• • •Reddish Egrets have a long, slender neck and a shaggy, rufous plume around the head and neck. Adults have a distinctive pink bill tipped in black. Although Little Blue Herons are somewhat similar in profile and color, their blue plumage is more vivid and they are smaller.
On the Gulf Coast, a completely white version of the Reddish Egret accounts for about 10 percent of the total population.
Look for Reddish Egrets at dawn and dusk along the beachfront, in tidal flats and brackish and saltwater marshes. They are whirling dervishes when feeding – stepping briskly through the water, staring intently and jumping and spinning around as they track small fish. They spread their wings wide to reduce the glare off the water and maintain their balance. And the elaborate dance may be, in part, to stir up potential meals of frogs, small fish and crustaceans.

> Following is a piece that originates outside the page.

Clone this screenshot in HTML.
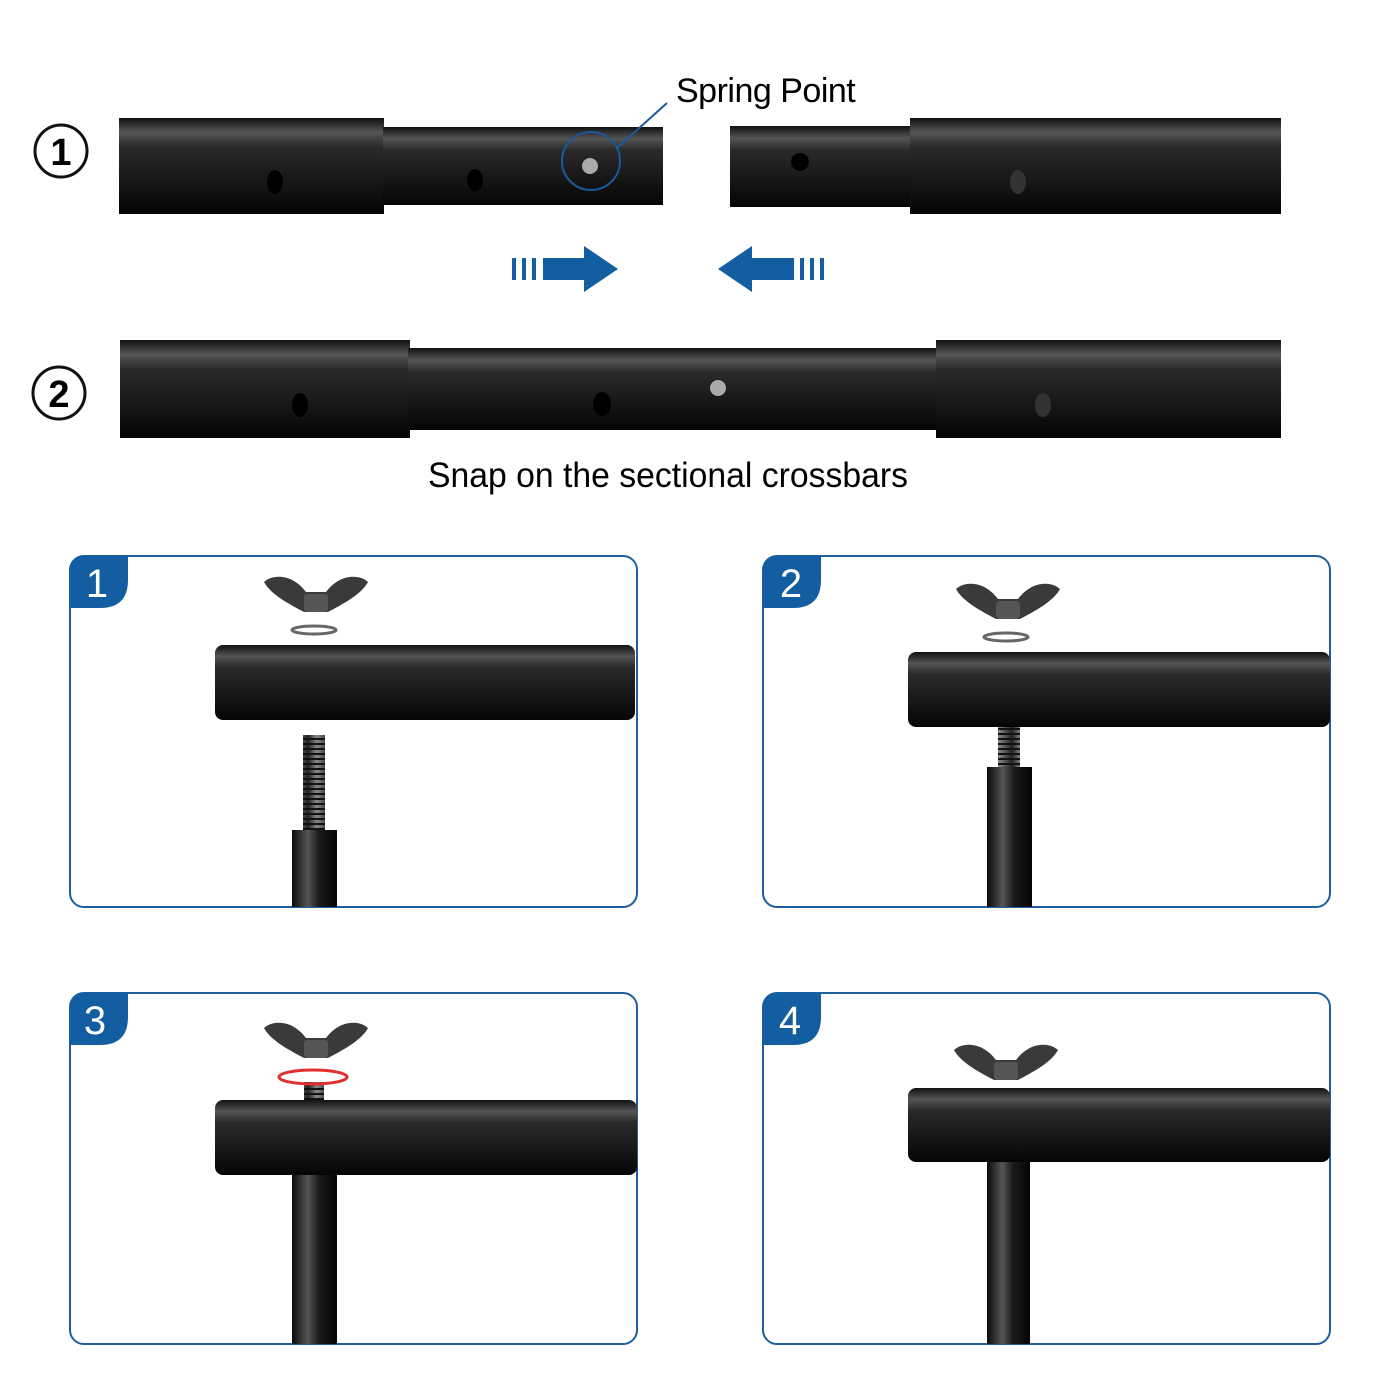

Reddish Egrets mate from March through late July, shaking and tossing their heads in courtship. They nest in colonies on coastal islands. Their nests, which nurture three to five pale, blue-green eggs, are built with sticks and twigs on the ground, in shrubs or on oyster shell beaches. Most of the estimated 2,000 nesting pairs of Reddish Egrets are in Texas.
May 15, 2012
A Reddish Egret stood in the shallow surf a ways up the beach on Bolivar Flats. It stared intently at the water, its head moving back and forth, tracing the path of small fish below. Then it jumped, spun around and stepped briskly through the water as if it was standing on hot coals. It was alternately graceful and spastic. All the while, it never took its eyes off the rushing water. Every once in a while it stabbed sharply with its bill. It took at least three attempts before it came up with a small fish.